Silvilaser 2019 - Poster Presentations »
Multiscale 3D-windows for detecting dead standing Eucalyptus from voxelised full-waveform LiDAR data
Dead Eucalyptus camaldulensis are an important for preserving biodiversity in native Australian forests. Nevertheless, detecting Eucalypt trees from LiDAR data acquired from native Australian forest is a challenge due to its big spatial resolution, the variance density of trees and the high standard deviation between tree heights. Most studies first perfom tree crown delineation and afterwards classify trees as dead or alive. Tree crown delineation is usually performed by detecting local maxima from the canopy height model (CHM) and then segmenting trees using the watershed algorithm, but Eucalypt trees has multiple trunk splits making tree delineation difficult. Shendryk et al, 2016, published an interesting Eucalyptus delineation algorithm that performs segmentation from bottom to top, but pulse density was 36 points/m2 around forested areas (expensive to acquire for big spatial resolution).

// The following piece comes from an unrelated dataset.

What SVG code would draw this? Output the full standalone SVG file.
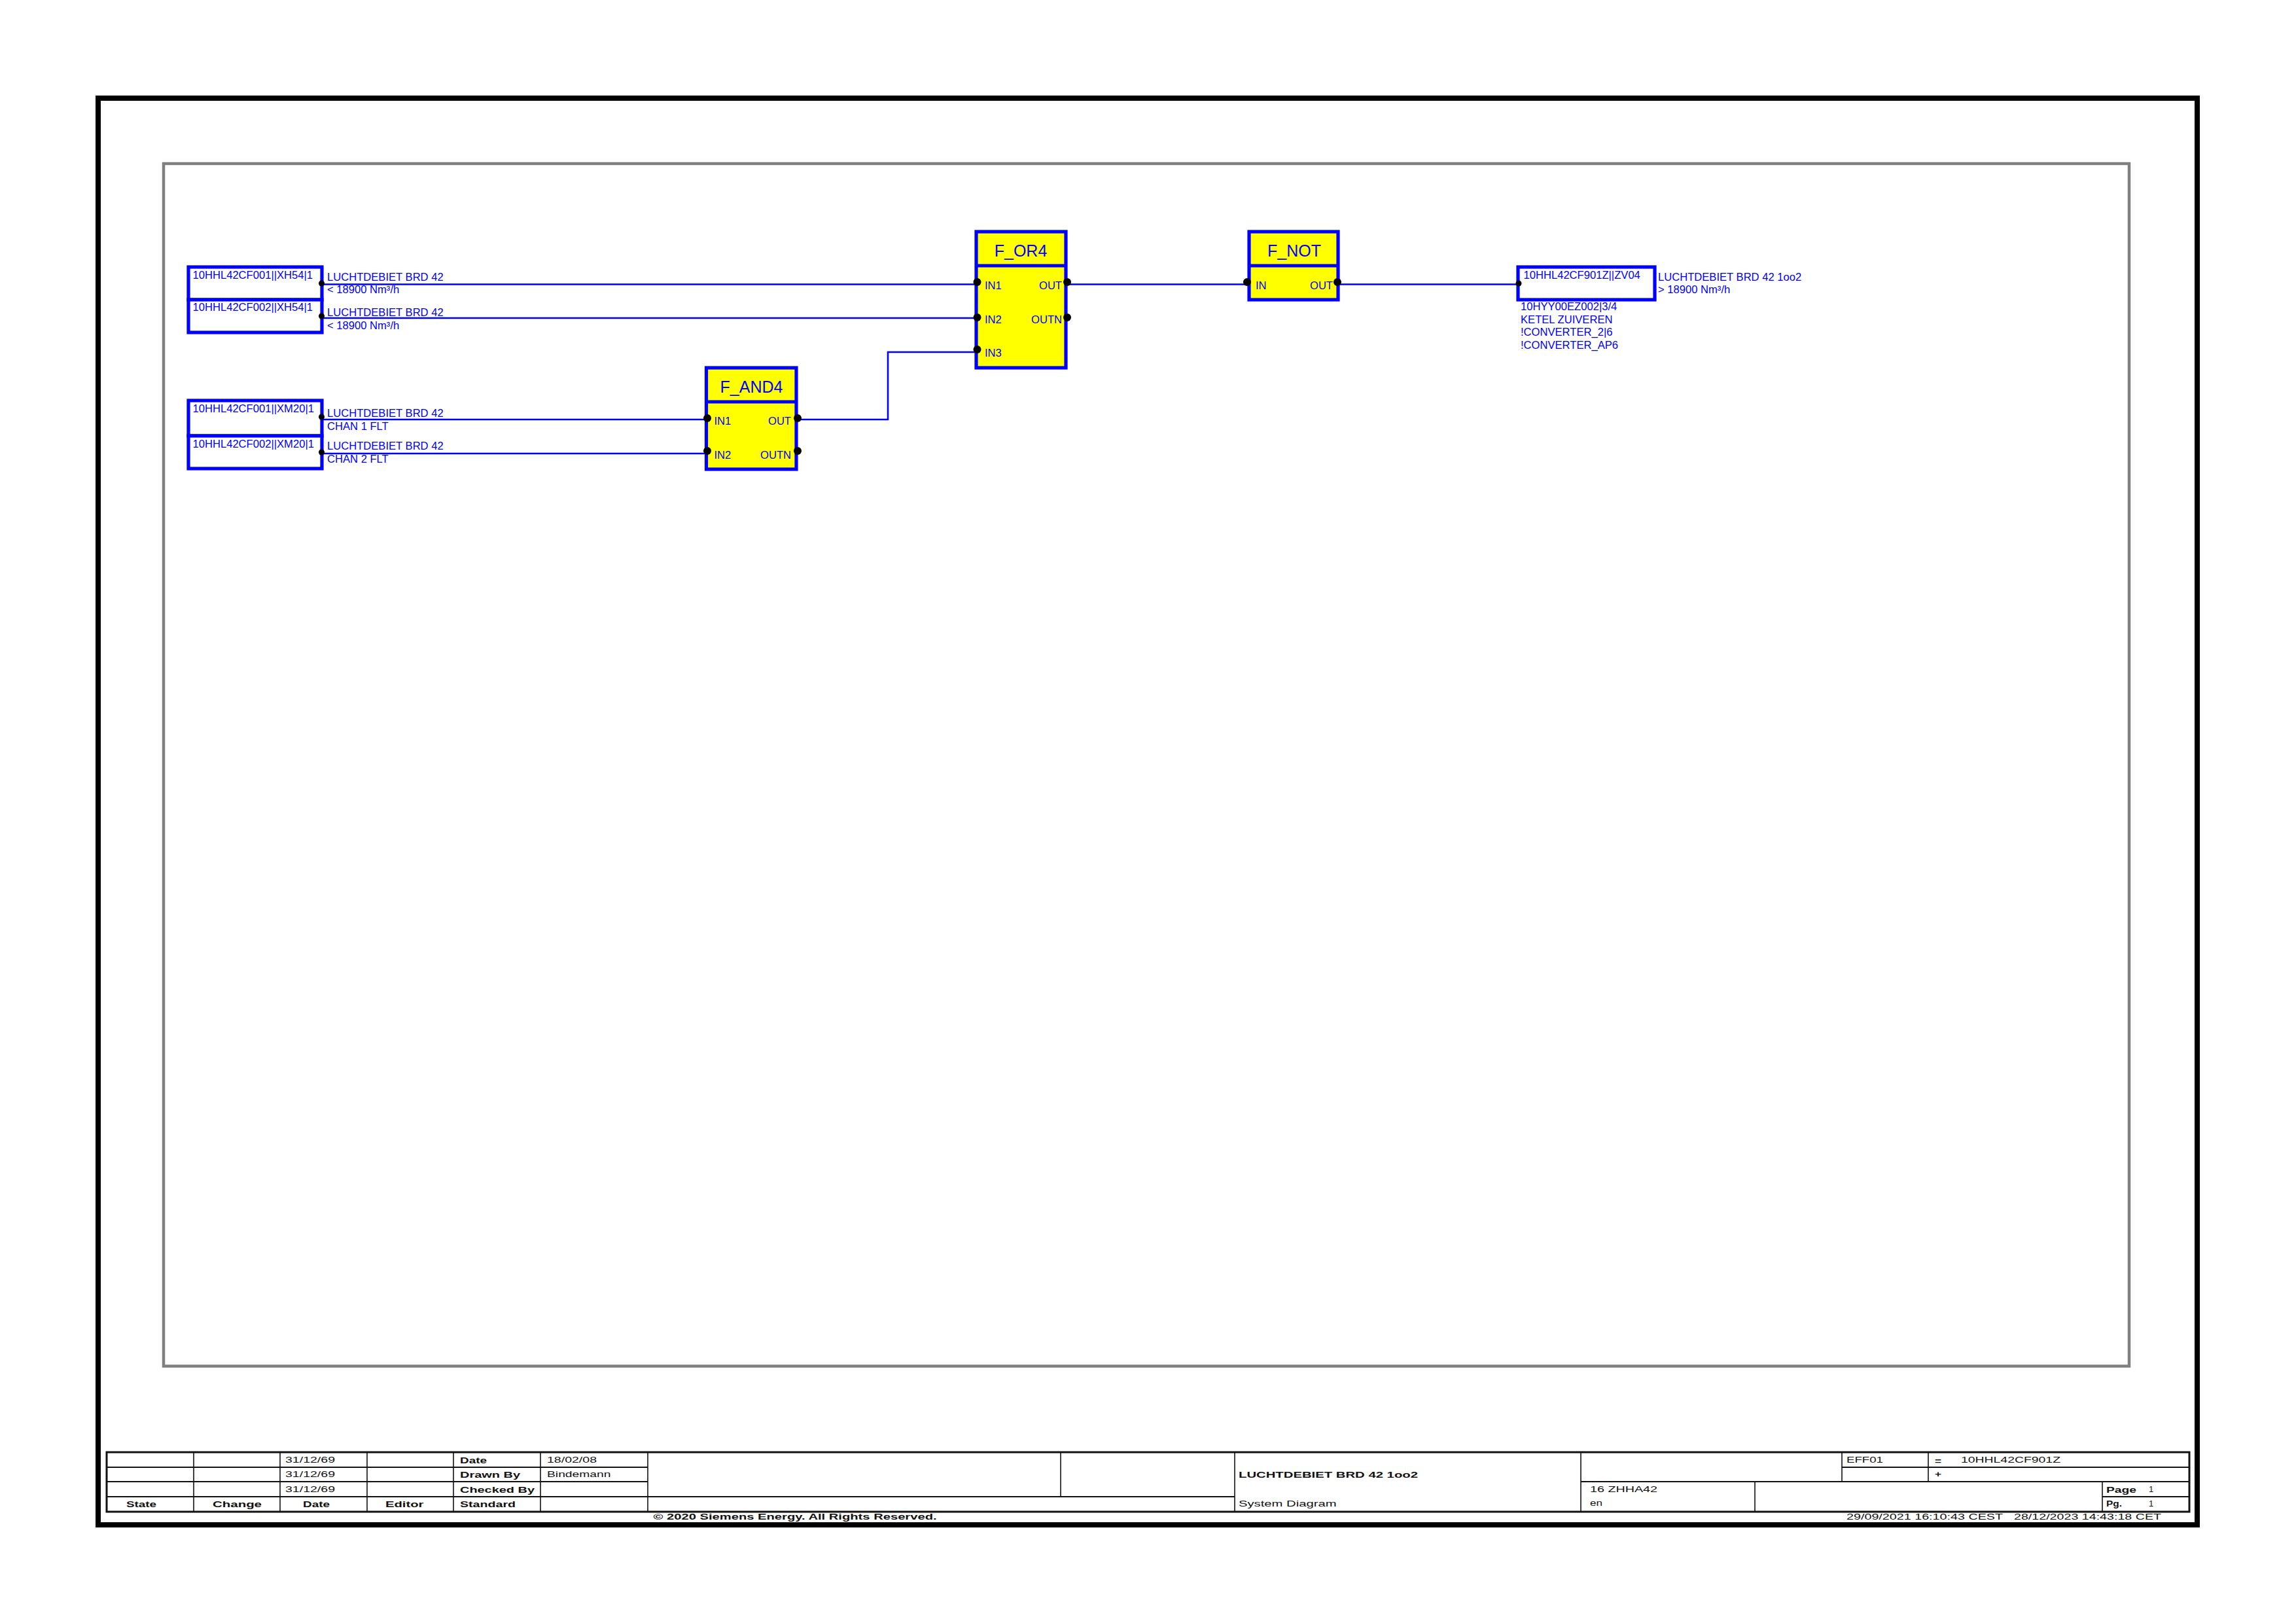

This study improves the approach presented at Miltiadou et al, 2018, where it was showed that detection of dead standing Eucalypt trees without tree delineation is possible. Miltiadou et al, 2018, uses 3D windows to extract composite information characterising dead trees and then performs machine learning approaches (weighted-distance KNN with Random Forest) for 3D object detection (dead trees). This study introduces detection of dead standing Eucalypt trees using multi-scale 3D-windows for extracting composite information and consequently tackling height variations. By cross validating the algorithm impemented, it is shown that the multi-scale 3D-windows approach improved the precision (TP/(TP+FP)) and recall (TP/(TP+FN)) of predication.